*YOUR OBJECTIVE*. List each line of the data in which the string "matplotlib" appears.

··· COLLECTED MATERIAL ···

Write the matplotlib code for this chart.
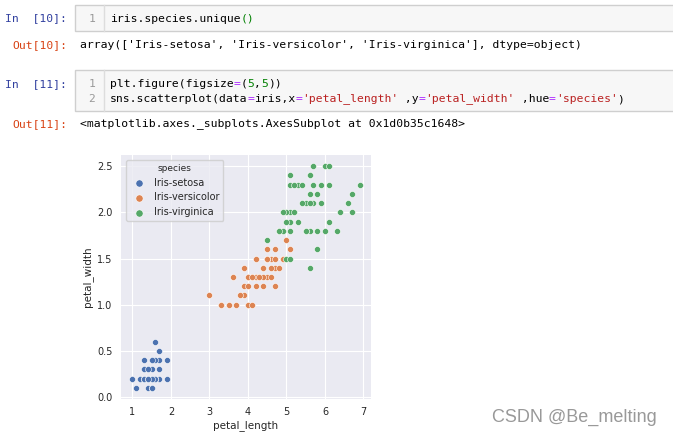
import matplotlib.pyplot as plt
import matplotlib.patches as mpatches

# ----------------------------
# Data (iris petal measurements)
# ----------------------------
species = ["Iris-setosa", "Iris-versicolor", "Iris-virginica"]
colors = ["#4C72B0", "#DD8452", "#55A868"]

setosa_length = [1.4, 1.4, 1.3, 1.5, 1.4, 1.7, 1.4, 1.5, 1.4, 1.5,
                 1.5, 1.6, 1.4, 1.1, 1.2, 1.5, 1.3, 1.4, 1.7, 1.5,
                 1.7, 1.5, 1.0, 1.7, 1.9, 1.6, 1.6, 1.5, 1.4, 1.6,
                 1.6, 1.5, 1.5, 1.4, 1.5, 1.2, 1.3, 1.5, 1.3, 1.5,
                 1.3, 1.3, 1.3, 1.6, 1.9, 1.4, 1.6, 1.4, 1.5, 1.4]
setosa_width = [0.2, 0.2, 0.2, 0.2, 0.2, 0.4, 0.3, 0.2, 0.2, 0.1,
                0.2, 0.2, 0.1, 0.1, 0.2, 0.4, 0.4, 0.3, 0.3, 0.3,
                0.2, 0.4, 0.2, 0.5, 0.2, 0.2, 0.4, 0.2, 0.2, 0.2,
                0.2, 0.4, 0.1, 0.2, 0.1, 0.2, 0.2, 0.1, 0.2, 0.2,
                0.3, 0.3, 0.2, 0.6, 0.4, 0.3, 0.2, 0.2, 0.2, 0.2]

versicolor_length = [4.7, 4.5, 4.9, 4.0, 4.6, 4.5, 4.7, 3.3, 4.6, 3.9,
                     3.5, 4.2, 4.0, 4.7, 3.6, 4.4, 4.5, 4.1, 4.5, 3.9,
                     4.8, 4.0, 4.9, 4.7, 4.3, 4.4, 4.8, 5.0, 4.5, 3.5,
                     3.8, 3.7, 3.9, 5.1, 4.5, 4.5, 4.7, 4.4, 4.1, 4.0,
                     4.4, 4.6, 4.0, 3.3, 4.2, 4.2, 4.2, 4.3, 3.0, 4.1]
versicolor_width = [1.4, 1.5, 1.5, 1.3, 1.5, 1.3, 1.6, 1.0, 1.3, 1.4,
                    1.0, 1.5, 1.0, 1.4, 1.3, 1.4, 1.5, 1.0, 1.5, 1.1,
                    1.8, 1.3, 1.5, 1.2, 1.3, 1.4, 1.4, 1.7, 1.5, 1.0,
                    1.1, 1.0, 1.2, 1.6, 1.5, 1.6, 1.5, 1.3, 1.3, 1.3,
                    1.2, 1.4, 1.2, 1.0, 1.3, 1.2, 1.3, 1.3, 1.1, 1.3]

virginica_length = [6.0, 5.1, 5.9, 5.6, 5.8, 6.6, 4.5, 6.3, 5.8, 6.1,
                    5.1, 5.3, 5.5, 5.0, 5.1, 5.3, 5.5, 6.7, 6.9, 5.0,
                    5.7, 4.9, 6.7, 4.9, 5.7, 6.0, 4.8, 4.9, 5.6, 5.8,
                    6.1, 6.4, 5.6, 5.1, 5.6, 6.1, 5.6, 5.5, 4.8, 5.4,
                    5.6, 5.1, 5.1, 5.9, 5.7, 5.2, 5.0, 5.2, 5.4, 5.1]
virginica_width = [2.5, 1.9, 2.1, 1.8, 2.2, 2.1, 1.7, 1.8, 1.8, 2.5,
                   2.0, 1.9, 2.1, 2.0, 2.4, 2.3, 1.8, 2.2, 2.3, 1.5,
                   2.3, 2.0, 2.0, 1.8, 2.1, 1.8, 1.8, 1.8, 2.1, 1.6,
                   1.9, 2.0, 2.2, 1.5, 1.4, 2.3, 2.4, 1.8, 1.8, 2.1,
                   2.4, 2.3, 1.9, 2.3, 2.5, 2.3, 1.9, 2.0, 2.3, 1.8]

lengths = [setosa_length, versicolor_length, virginica_length]
widths = [setosa_width, versicolor_width, virginica_width]

x_ticks = [1, 2, 3, 4, 5, 6, 7]
y_ticks = [0.0, 0.5, 1.0, 1.5, 2.0, 2.5]

W, H = 673, 438
MONO = "DejaVu Sans Mono"
FS = 8.2                    # code font size (pt)
CW = FS * 100 / 72 * 0.602  # char width in px

fig = plt.figure(figsize=(W / 100, H / 100), dpi=100)
fig.patch.set_facecolor("white")

# ----------------------------
# Notebook chrome (pixel coordinates overlay)
# ----------------------------
nb = fig.add_axes([0, 0, 1, 1], zorder=0)
nb.set_xlim(0, W)
nb.set_ylim(H, 0)
nb.axis("off")


def code_cell(top, bottom):
    nb.add_patch(mpatches.Rectangle((75, top), W + 10 - 75, bottom - top,
                                    facecolor="#F7F7F7", edgecolor="#CFCFCF", lw=1))
    nb.plot([104, 104], [top, bottom], color="#DDDDDD", lw=1)


def segs(x0, y, parts):
    i = 0
    for txt, col in parts:
        nb.text(x0 + i * CW, y, txt, family=MONO, fontsize=FS, color=col,
                ha="left", va="center")
        i += len(txt)


def prompt(y, label, col):
    nb.text(67, y, label, family=MONO, fontsize=FS, color=col, ha="right", va="center")


def lineno(y, n):
    nb.text(95, y, n, family=MONO, fontsize=FS, color="#999999", ha="right", va="center")


K, EQ, STR, NUM = "#000000", "#AA22FF", "#BA2121", "#008000"

code_cell(5, 31)
prompt(18.5, "In  [10]:", "#303F9F")
lineno(18.5, "1")
segs(110, 18.5, [("iris.species.unique", K), ("()", NUM)])

prompt(45, "Out[10]:", "#D84315")
segs(80, 45, [("array(['Iris-setosa', 'Iris-versicolor', 'Iris-virginica'], dtype=object)", K)])

code_cell(70, 111)
prompt(84, "In  [11]:", "#303F9F")
lineno(84, "1")
lineno(99, "2")
segs(110, 84, [("plt.figure(figsize", K), ("=", EQ), ("(", K), ("5", NUM),
               (",", K), ("5", NUM), ("))", K)])
segs(110, 99, [("sns.scatterplot(data", K), ("=", EQ), ("iris,x", K), ("=", EQ),
               ("'petal_length'", STR), (" ,y", K), ("=", EQ), ("'petal_width'", STR),
               (" ,hue", K), ("=", EQ), ("'species'", STR), (")", K)])

prompt(124, "Out[11]:", "#D84315")
segs(80, 124, [("<matplotlib.axes._subplots.AxesSubplot at 0x1d0b35c1648>", K)])

nb.text(574, 417, "CSDN @Be_melting", family="Liberation Sans", fontsize=13,
        color="#999999", ha="center", va="center")

# ----------------------------
# Scatter plot
# ----------------------------
ax = fig.add_axes([121 / W, 1 - 399 / H, 250 / W, 244 / H], zorder=1)
ax.set_facecolor("#EAEAF2")
for s in ax.spines.values():
    s.set_visible(False)
ax.grid(True, color="white", lw=0.8)
ax.set_axisbelow(True)

for name, col, xs, ys in zip(species, colors, lengths, widths):
    ax.scatter(xs, ys, s=19, color=col, edgecolor="white", linewidth=0.4, label=name)

ax.set_xlim(0.705, 7.195)
ax.set_ylim(-0.02, 2.62)
ax.set_xticks(x_ticks)
ax.set_yticks(y_ticks)
ax.set_yticklabels([f"{v:.1f}" for v in y_ticks])
ax.tick_params(length=0, pad=6, labelsize=7, labelcolor="#262626")
ax.set_xlabel("petal_length", fontsize=7.5, color="#262626", labelpad=2)
ax.set_ylabel("petal_width", fontsize=7.5, color="#262626", labelpad=3)

leg = ax.legend(loc="upper left", title="species", fontsize=7, title_fontsize=6.5,
                frameon=True, facecolor="#EAEAF2", edgecolor="#CCCCCC", framealpha=0.8,
                borderpad=0.4, labelspacing=0.5, handletextpad=0.5, handlelength=2.0,
                borderaxespad=0.5, markerscale=1.2)
leg.get_title().set_color("#262626")
for t in leg.get_texts():
    t.set_color("#262626")

fig.savefig("out.png", dpi=100)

···

*COMPLETE ANSWER*.
Write the matplotlib code for this chart.
import matplotlib.pyplot as plt
import matplotlib.patches as mpatches
segs(80, 124, [("<matplotlib.axes._subplots.AxesSubplot at 0x1d0b35c1648>", K)])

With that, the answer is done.